There is perhaps no greater culinary creation than a greasy, crispy slice of bacon — except maybe when using this glorious-albeit-disgusting cured pig byproduct in something else delicious, like a cheesy bowl of spaghetti with eggs.
The dish may sound rather luxurious, buts its origin story traces its roots to something more of a garbage meal used to feed hungry soldiers during World War II.
Carbonara, as it’s known today, is a pasta dish including eggs, pecorino cheese, black pepper, and guanciale — an Italian cured meat product akin to bacon. The noodle of choice varies, but typically stringy varieties like spaghetti, tagliatelle, linguine or bucatini are used.
It’s not certain exactly when Carbonara came to be, but according to Italian pasta archives — yes, these are real, hallowed texts — no official mention was made until the 1950s.
However, according to an Italian newspaper called “La Stampa,” the dish made its first appearance in 1944.
A translation reads: “The initial ingredients, brought by the United States troops, were sure: eggs and bacon.

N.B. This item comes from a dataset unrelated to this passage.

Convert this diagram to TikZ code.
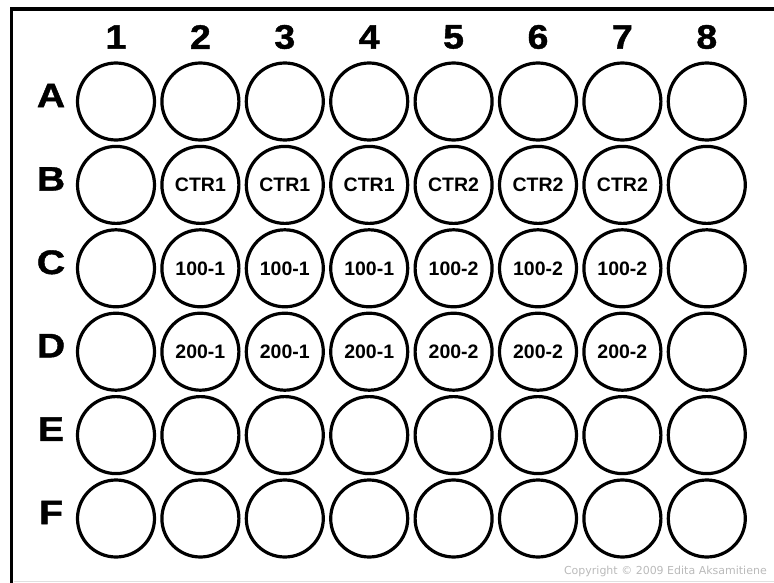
\documentclass[tikz,border=0pt]{standalone}
\usepackage{fontspec}
\setmainfont{Liberation Sans}
\newfontfamily\heavyfont[FakeBold=1.2]{Liberation Sans}
\newfontfamily\copyfont{DejaVu Sans}

\begin{document}
\begin{tikzpicture}[x=1pt, y=-1pt,
  well/.style={circle, draw, line width=3.2pt, minimum size=77pt, inner sep=0pt},
  welltext/.style={font=\bfseries\fontsize{19.5}{20}\selectfont, inner sep=0pt},
  axislabel/.style={font=\heavyfont\bfseries\fontsize{34}{36}\selectfont, inner sep=0pt}]
  \useasboundingbox (0,0) rectangle (774,583);

  % Frame
  \draw[line width=3.5pt] (774,9) -- (11.7,9) -- (11.7,583);
  \draw[black!12, line width=1pt] (13.5,581) -- (774,581);

  % Column numbers
  \foreach \c in {1,...,8}
    \node[axislabel] (col\c) at ({116+84.4*(\c-1)}, 37) {\scalebox{1.1}[1]{\c}};

  % Row letters
  \foreach \r [count=\i from 0] in {A,...,F}
    \node[axislabel] (row\r) at (51, {95.5+83.4*\i}) {\scalebox{1.15}[1]{\r}};

  % Wells
  \foreach \r [count=\i from 0] in {A,...,F}
    \foreach \c in {1,...,8}
      \node[well] (\r\c) at ({116+84.4*(\c-1)}, {101.5+83.4*\i}) {};

  % Samples
  \foreach \r/\s in {B/CTR, C/100-, D/200-} {
    \foreach \c in {2,3,4}
      \node[welltext] (lbl\r\c) at (\r\c) {\s1};
    \foreach \c in {5,6,7}
      \node[welltext] (lbl\r\c) at (\r\c) {\s2};
  }

  % Copyright
  \node[font=\copyfont\fontsize{11}{13}\selectfont, text=black!27, anchor=base east, inner sep=0pt]
    (copyright) at (767,574) {Copyright \textcopyright{} 2009 Edita Aksamitiene};
\end{tikzpicture}
\end{document}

And obviously the pasta, because the raw material is American, but the genius is Italian.”
Rumor has it that when Allied troops moved through Rome, Carbonara was born.

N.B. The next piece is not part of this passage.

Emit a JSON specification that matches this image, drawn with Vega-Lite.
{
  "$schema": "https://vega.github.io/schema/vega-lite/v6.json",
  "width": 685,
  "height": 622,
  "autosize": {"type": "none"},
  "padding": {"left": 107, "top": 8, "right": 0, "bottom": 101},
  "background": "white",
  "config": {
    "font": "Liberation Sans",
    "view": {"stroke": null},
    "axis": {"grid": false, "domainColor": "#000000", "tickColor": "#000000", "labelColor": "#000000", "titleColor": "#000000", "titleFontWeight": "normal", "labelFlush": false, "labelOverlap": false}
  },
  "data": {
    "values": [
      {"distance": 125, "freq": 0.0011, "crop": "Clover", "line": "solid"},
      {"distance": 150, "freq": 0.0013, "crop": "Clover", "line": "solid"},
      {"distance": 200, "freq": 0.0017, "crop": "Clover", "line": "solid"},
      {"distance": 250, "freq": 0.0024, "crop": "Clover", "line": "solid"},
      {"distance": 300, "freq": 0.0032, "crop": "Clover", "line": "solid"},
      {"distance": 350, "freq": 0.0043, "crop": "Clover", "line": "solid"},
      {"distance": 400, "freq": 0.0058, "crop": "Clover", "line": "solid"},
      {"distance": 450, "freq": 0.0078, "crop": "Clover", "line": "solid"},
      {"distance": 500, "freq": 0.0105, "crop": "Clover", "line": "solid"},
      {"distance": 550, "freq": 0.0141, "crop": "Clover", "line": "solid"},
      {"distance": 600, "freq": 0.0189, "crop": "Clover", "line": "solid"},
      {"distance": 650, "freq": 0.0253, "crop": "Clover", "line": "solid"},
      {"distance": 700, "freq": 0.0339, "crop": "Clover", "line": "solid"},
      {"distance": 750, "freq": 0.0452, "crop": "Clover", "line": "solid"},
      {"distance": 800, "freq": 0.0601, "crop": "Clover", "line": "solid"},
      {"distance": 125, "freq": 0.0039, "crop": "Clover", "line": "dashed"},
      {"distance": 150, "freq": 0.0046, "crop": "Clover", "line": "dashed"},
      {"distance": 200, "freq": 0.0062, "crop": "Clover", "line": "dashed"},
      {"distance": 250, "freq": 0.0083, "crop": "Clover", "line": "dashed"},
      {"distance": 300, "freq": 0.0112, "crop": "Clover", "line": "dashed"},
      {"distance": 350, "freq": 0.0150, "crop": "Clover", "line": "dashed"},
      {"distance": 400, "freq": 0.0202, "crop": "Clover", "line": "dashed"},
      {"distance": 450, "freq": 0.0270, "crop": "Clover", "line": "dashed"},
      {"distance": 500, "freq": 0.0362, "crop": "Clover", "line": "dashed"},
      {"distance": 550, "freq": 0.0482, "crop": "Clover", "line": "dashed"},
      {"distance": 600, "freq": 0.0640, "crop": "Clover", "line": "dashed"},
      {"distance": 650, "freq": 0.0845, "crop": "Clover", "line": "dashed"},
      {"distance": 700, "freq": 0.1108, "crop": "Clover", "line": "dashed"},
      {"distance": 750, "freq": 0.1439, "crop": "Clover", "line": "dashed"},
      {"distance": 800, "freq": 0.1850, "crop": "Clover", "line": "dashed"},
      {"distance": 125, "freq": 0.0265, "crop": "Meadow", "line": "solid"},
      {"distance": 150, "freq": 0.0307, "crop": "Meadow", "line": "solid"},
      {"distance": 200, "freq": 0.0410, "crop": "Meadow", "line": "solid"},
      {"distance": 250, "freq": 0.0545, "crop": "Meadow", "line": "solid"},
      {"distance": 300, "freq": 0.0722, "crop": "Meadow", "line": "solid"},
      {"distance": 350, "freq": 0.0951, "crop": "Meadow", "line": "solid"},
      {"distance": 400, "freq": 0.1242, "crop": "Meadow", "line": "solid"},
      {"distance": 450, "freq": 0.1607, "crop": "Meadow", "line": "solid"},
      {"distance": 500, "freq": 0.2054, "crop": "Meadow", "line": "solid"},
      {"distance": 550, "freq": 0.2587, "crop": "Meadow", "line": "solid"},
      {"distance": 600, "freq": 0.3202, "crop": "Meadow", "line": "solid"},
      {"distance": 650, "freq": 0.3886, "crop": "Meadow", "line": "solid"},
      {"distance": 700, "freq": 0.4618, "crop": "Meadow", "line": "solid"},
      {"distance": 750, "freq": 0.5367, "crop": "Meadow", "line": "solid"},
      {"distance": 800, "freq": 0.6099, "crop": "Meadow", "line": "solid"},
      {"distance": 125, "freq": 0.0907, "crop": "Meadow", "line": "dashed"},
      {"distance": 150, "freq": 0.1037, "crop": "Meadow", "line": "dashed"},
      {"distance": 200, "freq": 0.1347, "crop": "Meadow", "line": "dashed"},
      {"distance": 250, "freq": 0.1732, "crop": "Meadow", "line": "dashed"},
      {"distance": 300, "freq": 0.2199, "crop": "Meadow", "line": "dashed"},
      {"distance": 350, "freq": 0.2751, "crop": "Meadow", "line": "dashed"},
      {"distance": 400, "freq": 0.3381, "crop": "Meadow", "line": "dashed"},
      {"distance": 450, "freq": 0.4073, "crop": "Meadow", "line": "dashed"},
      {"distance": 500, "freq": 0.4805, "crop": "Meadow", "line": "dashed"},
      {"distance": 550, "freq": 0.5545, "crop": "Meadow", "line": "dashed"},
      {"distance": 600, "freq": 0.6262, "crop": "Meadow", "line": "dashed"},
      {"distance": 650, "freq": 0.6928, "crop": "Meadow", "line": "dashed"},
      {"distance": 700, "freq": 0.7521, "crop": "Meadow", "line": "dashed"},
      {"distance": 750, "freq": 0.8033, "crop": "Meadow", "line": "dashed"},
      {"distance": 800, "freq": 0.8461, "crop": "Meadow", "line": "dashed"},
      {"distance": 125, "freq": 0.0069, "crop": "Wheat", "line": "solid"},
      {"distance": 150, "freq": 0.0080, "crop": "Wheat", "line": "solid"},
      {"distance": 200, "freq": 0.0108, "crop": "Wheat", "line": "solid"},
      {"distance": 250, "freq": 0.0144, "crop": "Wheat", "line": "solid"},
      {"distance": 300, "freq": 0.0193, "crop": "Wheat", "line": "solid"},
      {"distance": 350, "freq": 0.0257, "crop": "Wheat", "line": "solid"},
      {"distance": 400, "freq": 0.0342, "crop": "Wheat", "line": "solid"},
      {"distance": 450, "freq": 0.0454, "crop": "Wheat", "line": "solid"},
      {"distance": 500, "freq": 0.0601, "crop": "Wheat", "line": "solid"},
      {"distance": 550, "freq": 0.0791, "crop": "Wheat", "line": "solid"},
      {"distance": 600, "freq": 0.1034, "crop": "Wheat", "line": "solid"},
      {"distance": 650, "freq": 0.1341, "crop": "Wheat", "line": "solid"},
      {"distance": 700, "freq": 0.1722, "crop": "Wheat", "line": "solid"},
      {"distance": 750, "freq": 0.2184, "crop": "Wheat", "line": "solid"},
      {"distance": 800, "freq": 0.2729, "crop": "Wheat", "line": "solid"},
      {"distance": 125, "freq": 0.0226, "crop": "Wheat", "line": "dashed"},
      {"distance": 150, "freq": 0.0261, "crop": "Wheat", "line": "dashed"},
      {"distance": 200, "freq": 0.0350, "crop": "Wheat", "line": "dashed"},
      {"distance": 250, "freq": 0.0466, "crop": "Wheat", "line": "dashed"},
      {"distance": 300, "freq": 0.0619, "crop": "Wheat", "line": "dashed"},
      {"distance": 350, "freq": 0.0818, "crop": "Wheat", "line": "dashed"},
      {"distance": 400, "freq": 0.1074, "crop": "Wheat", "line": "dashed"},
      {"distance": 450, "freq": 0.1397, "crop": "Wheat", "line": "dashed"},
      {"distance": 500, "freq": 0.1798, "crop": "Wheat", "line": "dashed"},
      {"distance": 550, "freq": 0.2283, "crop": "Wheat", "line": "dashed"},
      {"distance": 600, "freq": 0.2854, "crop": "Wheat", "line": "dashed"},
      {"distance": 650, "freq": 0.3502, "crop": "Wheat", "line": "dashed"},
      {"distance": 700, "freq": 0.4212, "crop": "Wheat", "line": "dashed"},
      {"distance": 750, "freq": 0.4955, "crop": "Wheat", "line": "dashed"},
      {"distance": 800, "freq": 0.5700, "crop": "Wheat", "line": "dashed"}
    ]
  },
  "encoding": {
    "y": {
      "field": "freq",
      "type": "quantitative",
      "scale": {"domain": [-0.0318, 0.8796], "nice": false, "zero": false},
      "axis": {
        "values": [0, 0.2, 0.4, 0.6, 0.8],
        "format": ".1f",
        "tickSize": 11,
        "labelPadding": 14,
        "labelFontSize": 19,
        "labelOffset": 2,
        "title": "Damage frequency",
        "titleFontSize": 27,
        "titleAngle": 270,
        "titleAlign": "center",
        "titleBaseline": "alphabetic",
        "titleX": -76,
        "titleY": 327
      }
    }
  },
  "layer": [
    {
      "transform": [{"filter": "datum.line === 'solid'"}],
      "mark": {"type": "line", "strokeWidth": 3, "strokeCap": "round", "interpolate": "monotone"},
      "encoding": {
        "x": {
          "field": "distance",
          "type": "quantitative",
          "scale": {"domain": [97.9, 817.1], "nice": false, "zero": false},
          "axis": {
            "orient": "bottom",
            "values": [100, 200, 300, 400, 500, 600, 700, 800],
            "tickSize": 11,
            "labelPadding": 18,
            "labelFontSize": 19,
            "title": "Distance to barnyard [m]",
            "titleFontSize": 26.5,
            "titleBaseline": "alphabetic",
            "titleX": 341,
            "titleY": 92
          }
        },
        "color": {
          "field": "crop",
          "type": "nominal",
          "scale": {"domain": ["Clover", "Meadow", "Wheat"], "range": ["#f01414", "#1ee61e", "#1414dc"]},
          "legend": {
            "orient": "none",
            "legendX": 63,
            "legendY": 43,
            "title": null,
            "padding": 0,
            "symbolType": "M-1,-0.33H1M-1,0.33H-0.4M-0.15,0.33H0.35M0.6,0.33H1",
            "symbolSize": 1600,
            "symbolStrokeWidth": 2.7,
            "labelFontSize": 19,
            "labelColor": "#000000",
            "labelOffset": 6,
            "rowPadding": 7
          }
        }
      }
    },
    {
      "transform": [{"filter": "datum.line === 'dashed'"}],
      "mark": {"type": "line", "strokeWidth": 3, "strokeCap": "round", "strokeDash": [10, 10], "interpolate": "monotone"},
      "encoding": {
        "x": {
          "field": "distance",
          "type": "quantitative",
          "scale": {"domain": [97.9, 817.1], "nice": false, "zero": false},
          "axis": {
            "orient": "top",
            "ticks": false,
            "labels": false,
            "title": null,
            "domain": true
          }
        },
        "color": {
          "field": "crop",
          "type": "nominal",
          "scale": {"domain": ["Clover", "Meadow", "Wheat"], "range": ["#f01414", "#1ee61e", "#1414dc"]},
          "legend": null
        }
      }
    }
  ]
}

An author and gastronomist named Marco Guarnaschelli Gotti surmised that “when Rome was liberated, food shortages were extreme, and one of the few resources were military rations, distributed by allied troops; these included eggs (powdered) and bacon (smoked bacon), which some unknown genius would have had the idea of mixing while seasoning the pasta.”
Popular theories suggest that a Bolognese chef named Renato Gualandi, who, according to some accounts was serving in the Italian Army at the time, was responsible for the dish’s origin. Gualandi was reportedly commissioned by U.S. and British troops to cook for them during the liberation of Rome.

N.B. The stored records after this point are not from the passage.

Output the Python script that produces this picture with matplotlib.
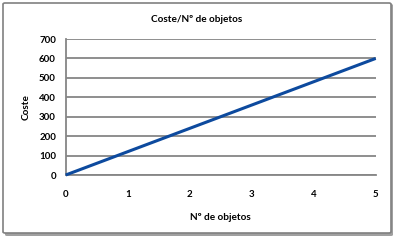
import matplotlib.pyplot as plt
from matplotlib.patches import FancyBboxPatch

objetos = [0, 1, 2, 3, 4, 5]
coste = [0, 120, 240, 360, 480, 600]
yticks = [0, 100, 200, 300, 400, 500, 600, 700]

plt.rcParams['font.family'] = ['Lato', 'DejaVu Sans']

W, H = 399, 243
fig = plt.figure(figsize=(W / 100, H / 100), dpi=100)

# marco del grafico con sombra
shadow = FancyBboxPatch((5 / W, 1 - 236 / H), 388 / W, 232 / H,
                        boxstyle="round,pad=0,rounding_size=0.005",
                        transform=fig.transFigure, fc="#a0a0a0", ec="none", zorder=0)
frame = FancyBboxPatch((3 / W, 1 - 233 / H), 388 / W, 230 / H,
                       boxstyle="round,pad=0,rounding_size=0.005",
                       transform=fig.transFigure, fc="white", ec="#808080", lw=1.2, zorder=1)
fig.patches.extend([shadow, frame])

ax = fig.add_axes([65.7 / W, 1 - 175 / H, 310 / W, 136 / H])
ax.set_zorder(2)
ax.plot(objetos, coste, color="#0d4a9e", lw=2.2, solid_capstyle="butt", clip_on=False, zorder=3)

ax.set_xlim(0, 5)
ax.set_ylim(0, 700)
ax.set_xticks(objetos)
ax.set_yticks(yticks)
ax.yaxis.grid(True, color="#868686", lw=1.3)
ax.set_axisbelow(True)
for s in ["top", "right"]:
    ax.spines[s].set_visible(False)
ax.spines["left"].set_color("#868686")
ax.spines["bottom"].set_color("#868686")
ax.spines["left"].set_linewidth(1.3)
ax.spines["bottom"].set_linewidth(1.3)
ax.tick_params(length=0, labelsize=7, labelcolor="black")
ax.tick_params(axis="x", pad=11)
ax.tick_params(axis="y", pad=7)
for lab in ax.get_xticklabels() + ax.get_yticklabels():
    lab.set_fontweight("bold")

fig.text(197 / W, 1 - 20 / H, "Coste/Nº de objetos", fontsize=7.2, fontweight="bold",
         ha="center", va="center")
ax.set_xlabel("Nº de objetos", fontsize=7.2, fontweight="bold", labelpad=10)
ax.set_ylabel("Coste", fontsize=7.2, fontweight="bold", labelpad=6)

fig.savefig("out.png", dpi=100)
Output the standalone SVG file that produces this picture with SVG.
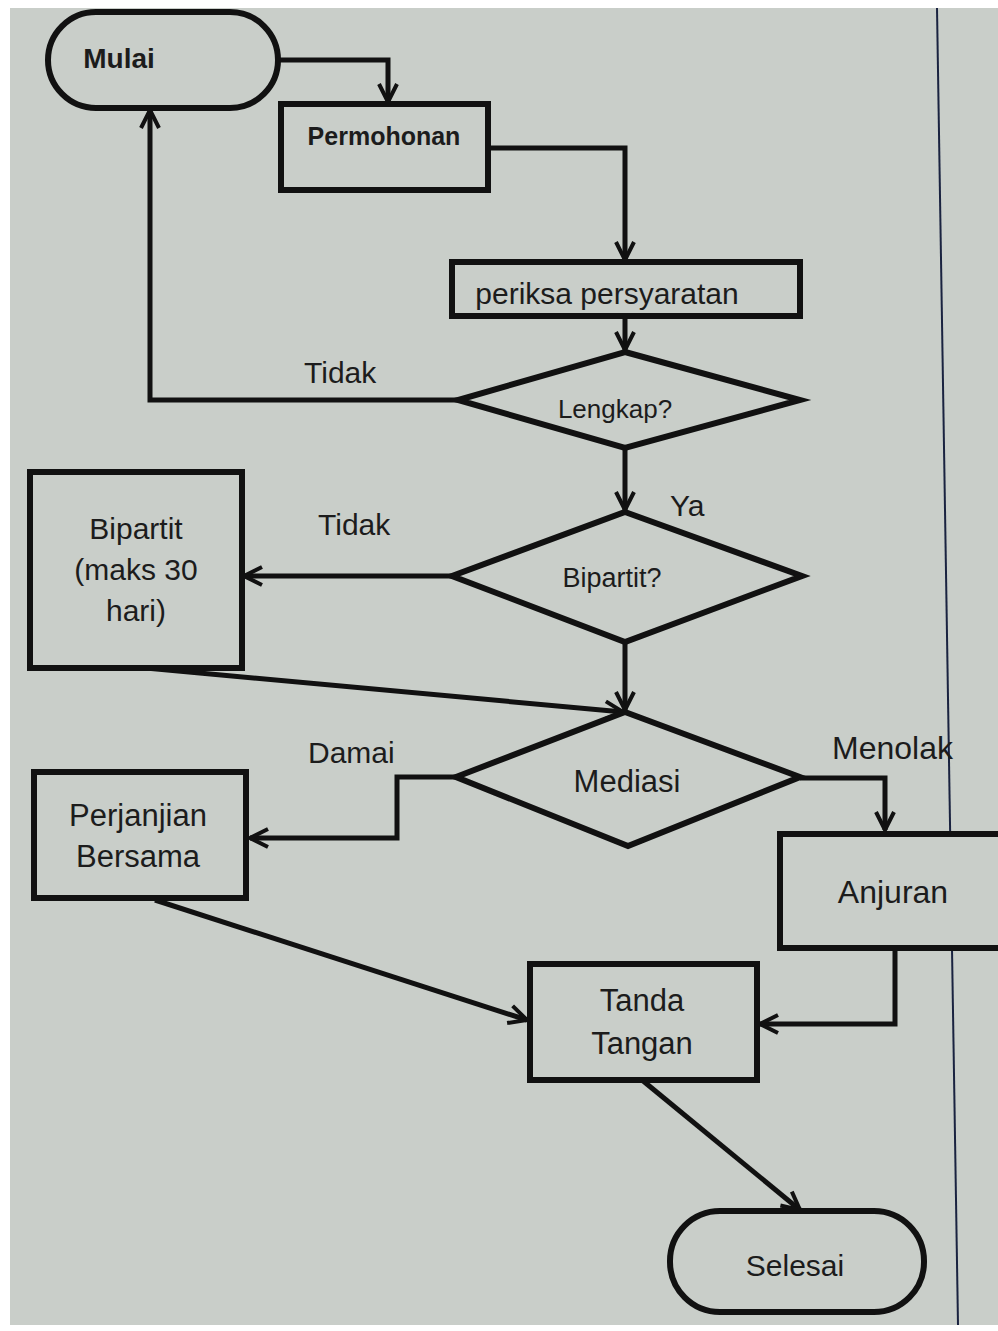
<svg xmlns="http://www.w3.org/2000/svg" width="998" height="1331" viewBox="0 0 998 1331">
<defs>
<style>
.shape{fill:#c9cec9;stroke:#111;stroke-width:6}
.con{fill:none;stroke:#111;stroke-width:5;stroke-linejoin:miter}
.t{font-family:"Liberation Sans",Arial,sans-serif;fill:#1c1c1c;text-anchor:middle}
.lbl{font-family:"Liberation Sans",Arial,sans-serif;fill:#1c1c1c;font-size:30px}
</style>
<marker id="arr" viewBox="0 0 22 22" refX="20" refY="11" markerWidth="22" markerHeight="22" markerUnits="userSpaceOnUse" orient="auto">
<path d="M2,2 L20,11 L2,20" fill="none" stroke="#111" stroke-width="4"/>
</marker>
</defs>
<rect x="0" y="0" width="998" height="1331" fill="#ffffff"/>
<rect x="10" y="8" width="988" height="1317" fill="#c9cec9"/>
<line x1="937" y1="8" x2="958" y2="1325" stroke="#1a2340" stroke-width="2"/>

<g id="connectors">
<path class="con" d="M278,60 H388 V102" marker-end="url(#arr)"/>
<path class="con" d="M488,148 H625 V260" marker-end="url(#arr)"/>
<path class="con" d="M625,316 V350" marker-end="url(#arr)"/>
<path class="con" d="M458,400 H150 V110" marker-end="url(#arr)"/>
<path class="con" d="M625,448 V510" marker-end="url(#arr)"/>
<path class="con" d="M452,576 H244" marker-end="url(#arr)"/>
<path class="con" d="M625,642 V710" marker-end="url(#arr)"/>
<path class="con" d="M135,667 L623,712" marker-end="url(#arr)"/>
<path class="con" d="M456,777 H397 V838 H250" marker-end="url(#arr)"/>
<path class="con" d="M800,778 H885 V830" marker-end="url(#arr)"/>
<path class="con" d="M895,948 V1024 H760" marker-end="url(#arr)"/>
<path class="con" d="M155,900 L527,1020" marker-end="url(#arr)"/>
<path class="con" d="M642,1080 L800,1210" marker-end="url(#arr)"/>
</g>

<g id="mulai">
<rect class="shape" x="48" y="12" width="230" height="96" rx="48" ry="48"/>
<text class="t" x="119" y="68" font-size="28" font-weight="bold">Mulai</text>
</g>
<g id="permohonan">
<rect class="shape" x="281" y="104" width="207" height="86"/>
<text class="t" x="384" y="145" font-size="25" font-weight="bold">Permohonan</text>
</g>
<g id="periksa">
<rect class="shape" x="452" y="262" width="348" height="54"/>
<text class="t" x="607" y="304" font-size="30">periksa persyaratan</text>
</g>
<g id="lengkap">
<polygon class="shape" points="625,352 800,400 625,448 458,400"/>
<text class="t" x="615" y="418" font-size="26">Lengkap?</text>
</g>
<g id="bipartit-q">
<polygon class="shape" points="625,512 802,576 625,642 452,576"/>
<text class="t" x="612" y="587" font-size="27">Bipartit?</text>
</g>
<g id="bipartit-box">
<rect class="shape" x="30" y="472" width="212" height="196"/>
<text class="t" x="136" y="539" font-size="30">Bipartit</text>
<text class="t" x="136" y="580" font-size="30">(maks 30</text>
<text class="t" x="136" y="621" font-size="30">hari)</text>
</g>
<g id="mediasi">
<polygon class="shape" points="625,712 800,777 628,846 456,777"/>
<text class="t" x="627" y="792" font-size="31">Mediasi</text>
</g>
<g id="perjanjian">
<rect class="shape" x="34" y="772" width="212" height="126"/>
<text class="t" x="138" y="826" font-size="31">Perjanjian</text>
<text class="t" x="138" y="867" font-size="31">Bersama</text>
</g>
<g id="anjuran">
<rect class="shape" x="780" y="834" width="230" height="114"/>
<text class="t" x="893" y="903" font-size="32">Anjuran</text>
</g>
<g id="tanda">
<rect class="shape" x="530" y="964" width="227" height="116"/>
<text class="t" x="642" y="1011" font-size="31">Tanda</text>
<text class="t" x="642" y="1054" font-size="31">Tangan</text>
</g>
<g id="selesai">
<rect class="shape" x="670" y="1211" width="254" height="101" rx="50" ry="50"/>
<text class="t" x="795" y="1276" font-size="30" fill="#444">Selesai</text>
</g>

<g id="labels">
<text class="lbl" x="304" y="383" font-size="28">Tidak</text>
<text class="lbl" x="670" y="516">Ya</text>
<text class="lbl" x="318" y="535">Tidak</text>
<text class="lbl" x="308" y="763">Damai</text>
<text class="lbl" x="832" y="759" style="font-size:32px">Menolak</text>
</g>
</svg>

“The recipe was born in Rome, almost by chance, again in 1944, when Gualandi was a fellow soldier and found himself having to fulfill the request of two generals, an American and an Englishman, who wanted to eat,” Italian magazine Gambero Rosso recounts.
In his memoir, Gualandi said the dish was developed to cook for mass amounts of soldiers using what was available in ration form.
According to one translation, Gualandi wrote, “The Americans had fantastic bacon, delicious milk cream, cheese, and egg red [dried?] powder. I put it all together and served this pasta to the generals and officers for dinner. At the last moment, I decided to put black pepper which gave off an excellent flavor.”
None of this, unfortunately, can be corroborated with any certainty. The New York Times did note that one food journalist wrote an account of the delicious “Pasta alla Carbonara” in 1954 in the Roman neighborhood of Trastevere.
However it was invented, Carbonara certainly blows most modern-day DFAC food out of the water.